The Regional Government of the Azores and environmental organizations condemned what they termed U.S. “interference” lobbying against plans to ban the use of genetically modified organisms (GMO) on the archipelago.
A government official in Ponta Delgada, the capital, told LUSA on Thursday, that a recent letter from U.S. Ambassador Allan Katz, pressing Azores’ officials, was “inappropriate.”
“The observations of the U.S. ambassador, which have been made public, are inappropriate as they exceed the functions of a diplomatic representative and they will not be observed by the Regional Government,” said the official.
In the “next few days,” he added, the islands’ Legislature would approve the application of an EU ban on the use of GMO seeds or other organisms for any purpose other than “scientific research or technological development.”

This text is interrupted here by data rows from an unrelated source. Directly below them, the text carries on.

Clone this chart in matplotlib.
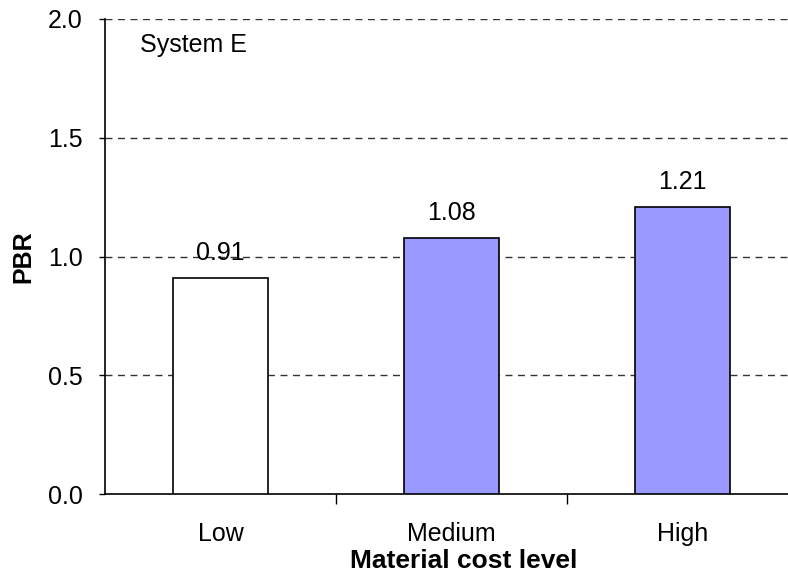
import matplotlib
matplotlib.use("Agg")
import matplotlib.pyplot as plt

categories = ["Low", "Medium", "High"]
values = [0.91, 1.08, 1.21]
value_labels = ["0.91", "1.08", "1.21"]
fill_colors = ["#FFFFFF", "#9999FF", "#9999FF"]
yticks = [0.0, 0.5, 1.0, 1.5, 2.0]

plt.rcParams['font.family'] = ['Liberation Sans', 'DejaVu Sans']
FS = 18

fig = plt.figure(figsize=(7.88, 5.75), dpi=100)
ax = fig.add_axes([105/788, 1-494/575, 1-105/788, (494-19)/575])

x = list(range(len(categories)))
ax.bar(x, values, width=0.41, color=fill_colors, edgecolor="black", linewidth=1.2, zorder=3)

for xi, v, lab in zip(x, values, value_labels):
    ax.annotate(lab, (xi, v), xytext=(0, 9), textcoords="offset points",
                ha="center", va="bottom", fontsize=FS, zorder=4)

ax.set_xlim(-0.5, 2.457)
ax.set_ylim(0, 2.0)
ax.set_yticks(yticks)
ax.set_yticklabels([f"{t:.1f}" for t in yticks], fontsize=FS)
ax.set_xticks(x)
ax.set_xticklabels(categories, fontsize=FS)
ax.set_xticks([0.5, 1.5], minor=True)
ax.tick_params(axis="x", which="major", length=0, pad=20)
ax.tick_params(axis="x", which="minor", length=7, width=1, direction="out")
ax.tick_params(axis="y", length=4, width=1, direction="out", pad=12)

for y in yticks[1:]:
    ax.axhline(y, color="#333333", linestyle=(0, (5, 4)), linewidth=1.0, zorder=1)

for s in ["top", "right"]:
    ax.spines[s].set_visible(False)
ax.spines["left"].set_linewidth(1.2)
ax.spines["bottom"].set_linewidth(1.2)

fig.text(464/788, 1.5/575, "Material cost level", fontsize=19, fontweight="bold",
         ha="center", va="bottom")
ax.set_ylabel("PBR", fontsize=FS, fontweight="bold", labelpad=9)
ax.text(140/788, 1-45/575, "System E", transform=fig.transFigure, fontsize=FS,
        ha="left", va="center")

fig.savefig("out.png", dpi=100)
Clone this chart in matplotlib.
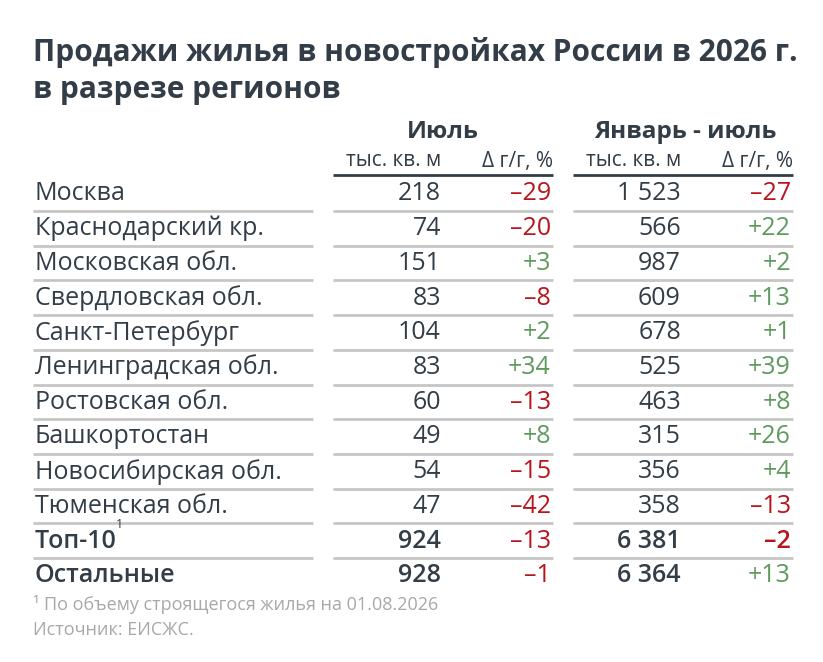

Environmental umbrella group Platform Transgenics Out also issued a statement in which the 11-member bloc described Katz’s action as “interference” in Portuguese internal affairs.
It condemned “this official lobby in favor of the private interests of some American companies” and urged the Azores to “advance immediately” to declare the mid-Atlantic archipelago a GMO “free zone.”
The U.S’ ambassador wrote to the Azores government, in late December, expressing his “great concern” over Ponta Delgada’s plans, urging the regional administration to back away from banning the use of GMOs in agriculture.
Last December, the Regional Government of the Azores had declared the archipelago a Genetically Modified Organism (GMO) free zone.
New legislation “prohibits the cultivation, sowing and planting, by any method or technique, of genetically modified organisms, except for the production or introduction with scientific research or technological development purposes with relevant public interest.”
The legislation to be submitted to the Azorean parliament “adopts a precautionary position clearly and aims to ensure the unity and transparency of internal market and food security, reducing the environmental and economic risks of using genetically modified organisms.”
The regulation will permit exceptions for scientific research and technological development that are clearly in the public’s interest.
The Azores (population 250,000) became an Autonomous Region of Portugal in 1976. The government of the Autonomous Region of the Azores include the Legislative Assembly, composed of 52 elected deputies, elected by universal suffrage for a four-year term; the Regional Government and Presidency, with parliamentary legitimacy, composed of a President, a Vice-President and seven Regional Secretaries responsible for the Regional Government executive operations.
The Autonomous Region of the Azores is represented in the Council of Ministers of the Central Government by a representative appointed by the President of Portugal.